* **INFORMATION SHOWN**:
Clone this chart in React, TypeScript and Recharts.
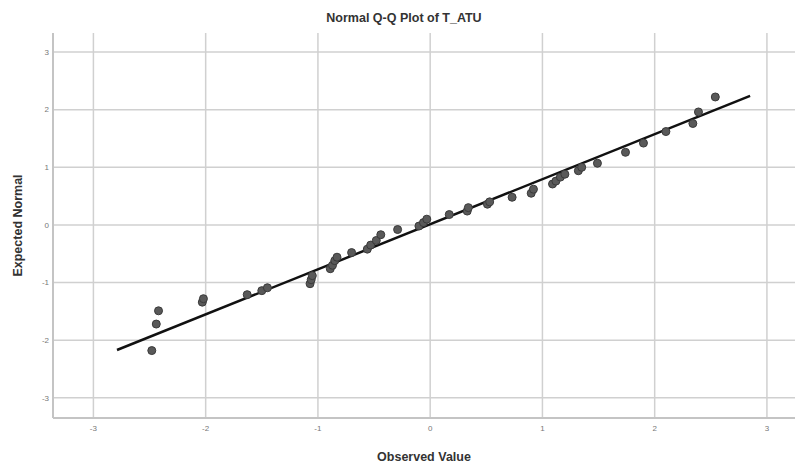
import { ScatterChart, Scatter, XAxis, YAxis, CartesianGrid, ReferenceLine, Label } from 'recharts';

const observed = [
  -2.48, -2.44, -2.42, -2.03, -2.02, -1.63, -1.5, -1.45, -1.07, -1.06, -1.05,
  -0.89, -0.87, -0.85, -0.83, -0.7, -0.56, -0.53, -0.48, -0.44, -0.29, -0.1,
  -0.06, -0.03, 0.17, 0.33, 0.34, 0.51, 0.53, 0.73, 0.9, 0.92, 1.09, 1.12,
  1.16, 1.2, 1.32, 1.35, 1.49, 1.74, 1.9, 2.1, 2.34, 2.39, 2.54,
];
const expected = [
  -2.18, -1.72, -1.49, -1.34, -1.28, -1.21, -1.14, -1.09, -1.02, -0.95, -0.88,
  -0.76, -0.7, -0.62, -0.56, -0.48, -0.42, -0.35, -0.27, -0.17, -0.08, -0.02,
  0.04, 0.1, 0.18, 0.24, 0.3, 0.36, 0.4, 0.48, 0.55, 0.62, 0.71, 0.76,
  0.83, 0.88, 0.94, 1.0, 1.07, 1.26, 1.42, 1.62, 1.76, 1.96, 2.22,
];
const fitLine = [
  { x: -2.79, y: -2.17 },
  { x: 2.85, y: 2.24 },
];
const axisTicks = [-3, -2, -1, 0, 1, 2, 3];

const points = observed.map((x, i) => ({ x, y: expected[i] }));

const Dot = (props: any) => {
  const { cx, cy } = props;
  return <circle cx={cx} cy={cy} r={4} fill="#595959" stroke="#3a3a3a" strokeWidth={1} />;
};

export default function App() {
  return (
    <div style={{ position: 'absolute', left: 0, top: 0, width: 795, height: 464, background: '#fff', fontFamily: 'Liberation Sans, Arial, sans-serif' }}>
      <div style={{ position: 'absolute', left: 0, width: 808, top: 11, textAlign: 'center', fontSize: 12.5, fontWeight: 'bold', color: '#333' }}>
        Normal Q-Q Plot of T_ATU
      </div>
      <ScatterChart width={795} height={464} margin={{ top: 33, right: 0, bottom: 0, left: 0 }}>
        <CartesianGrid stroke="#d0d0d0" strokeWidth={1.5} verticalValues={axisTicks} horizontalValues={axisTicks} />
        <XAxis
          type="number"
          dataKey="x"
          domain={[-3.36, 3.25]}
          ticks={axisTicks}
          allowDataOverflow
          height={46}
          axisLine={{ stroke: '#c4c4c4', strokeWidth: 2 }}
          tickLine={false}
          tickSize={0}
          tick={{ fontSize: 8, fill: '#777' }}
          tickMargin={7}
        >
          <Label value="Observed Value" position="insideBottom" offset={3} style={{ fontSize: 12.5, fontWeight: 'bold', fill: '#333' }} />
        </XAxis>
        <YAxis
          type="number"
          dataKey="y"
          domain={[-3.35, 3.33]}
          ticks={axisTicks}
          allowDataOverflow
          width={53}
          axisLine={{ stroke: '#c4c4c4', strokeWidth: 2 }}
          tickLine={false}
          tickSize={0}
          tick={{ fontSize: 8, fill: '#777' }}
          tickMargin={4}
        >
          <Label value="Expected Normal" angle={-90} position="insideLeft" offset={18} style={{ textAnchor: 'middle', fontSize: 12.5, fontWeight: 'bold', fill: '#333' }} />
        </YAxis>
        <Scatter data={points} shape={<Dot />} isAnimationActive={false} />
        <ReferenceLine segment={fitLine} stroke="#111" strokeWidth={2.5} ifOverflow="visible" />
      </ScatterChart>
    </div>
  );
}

* **SHORT PROBLEM**: Reproduce the whole listing word for word, setting aside any pictures.

* **RESPONSE**:
Clone this chart in React, TypeScript and Recharts.
import { ScatterChart, Scatter, XAxis, YAxis, CartesianGrid, ReferenceLine, Label } from 'recharts';

const observed = [
  -2.48, -2.44, -2.42, -2.03, -2.02, -1.63, -1.5, -1.45, -1.07, -1.06, -1.05,
  -0.89, -0.87, -0.85, -0.83, -0.7, -0.56, -0.53, -0.48, -0.44, -0.29, -0.1,
  -0.06, -0.03, 0.17, 0.33, 0.34, 0.51, 0.53, 0.73, 0.9, 0.92, 1.09, 1.12,
  1.16, 1.2, 1.32, 1.35, 1.49, 1.74, 1.9, 2.1, 2.34, 2.39, 2.54,
];
const expected = [
  -2.18, -1.72, -1.49, -1.34, -1.28, -1.21, -1.14, -1.09, -1.02, -0.95, -0.88,
  -0.76, -0.7, -0.62, -0.56, -0.48, -0.42, -0.35, -0.27, -0.17, -0.08, -0.02,
  0.04, 0.1, 0.18, 0.24, 0.3, 0.36, 0.4, 0.48, 0.55, 0.62, 0.71, 0.76,
  0.83, 0.88, 0.94, 1.0, 1.07, 1.26, 1.42, 1.62, 1.76, 1.96, 2.22,
];
const fitLine = [
  { x: -2.79, y: -2.17 },
  { x: 2.85, y: 2.24 },
];
const axisTicks = [-3, -2, -1, 0, 1, 2, 3];

const points = observed.map((x, i) => ({ x, y: expected[i] }));

const Dot = (props: any) => {
  const { cx, cy } = props;
  return <circle cx={cx} cy={cy} r={4} fill="#595959" stroke="#3a3a3a" strokeWidth={1} />;
};

export default function App() {
  return (
    <div style={{ position: 'absolute', left: 0, top: 0, width: 795, height: 464, background: '#fff', fontFamily: 'Liberation Sans, Arial, sans-serif' }}>
      <div style={{ position: 'absolute', left: 0, width: 808, top: 11, textAlign: 'center', fontSize: 12.5, fontWeight: 'bold', color: '#333' }}>
        Normal Q-Q Plot of T_ATU
      </div>
      <ScatterChart width={795} height={464} margin={{ top: 33, right: 0, bottom: 0, left: 0 }}>
        <CartesianGrid stroke="#d0d0d0" strokeWidth={1.5} verticalValues={axisTicks} horizontalValues={axisTicks} />
        <XAxis
          type="number"
          dataKey="x"
          domain={[-3.36, 3.25]}
          ticks={axisTicks}
          allowDataOverflow
          height={46}
          axisLine={{ stroke: '#c4c4c4', strokeWidth: 2 }}
          tickLine={false}
          tickSize={0}
          tick={{ fontSize: 8, fill: '#777' }}
          tickMargin={7}
        >
          <Label value="Observed Value" position="insideBottom" offset={3} style={{ fontSize: 12.5, fontWeight: 'bold', fill: '#333' }} />
        </XAxis>
        <YAxis
          type="number"
          dataKey="y"
          domain={[-3.35, 3.33]}
          ticks={axisTicks}
          allowDataOverflow
          width={53}
          axisLine={{ stroke: '#c4c4c4', strokeWidth: 2 }}
          tickLine={false}
          tickSize={0}
          tick={{ fontSize: 8, fill: '#777' }}
          tickMargin={4}
        >
          <Label value="Expected Normal" angle={-90} position="insideLeft" offset={18} style={{ textAnchor: 'middle', fontSize: 12.5, fontWeight: 'bold', fill: '#333' }} />
        </YAxis>
        <Scatter data={points} shape={<Dot />} isAnimationActive={false} />
        <ReferenceLine segment={fitLine} stroke="#111" strokeWidth={2.5} ifOverflow="visible" />
      </ScatterChart>
    </div>
  );
}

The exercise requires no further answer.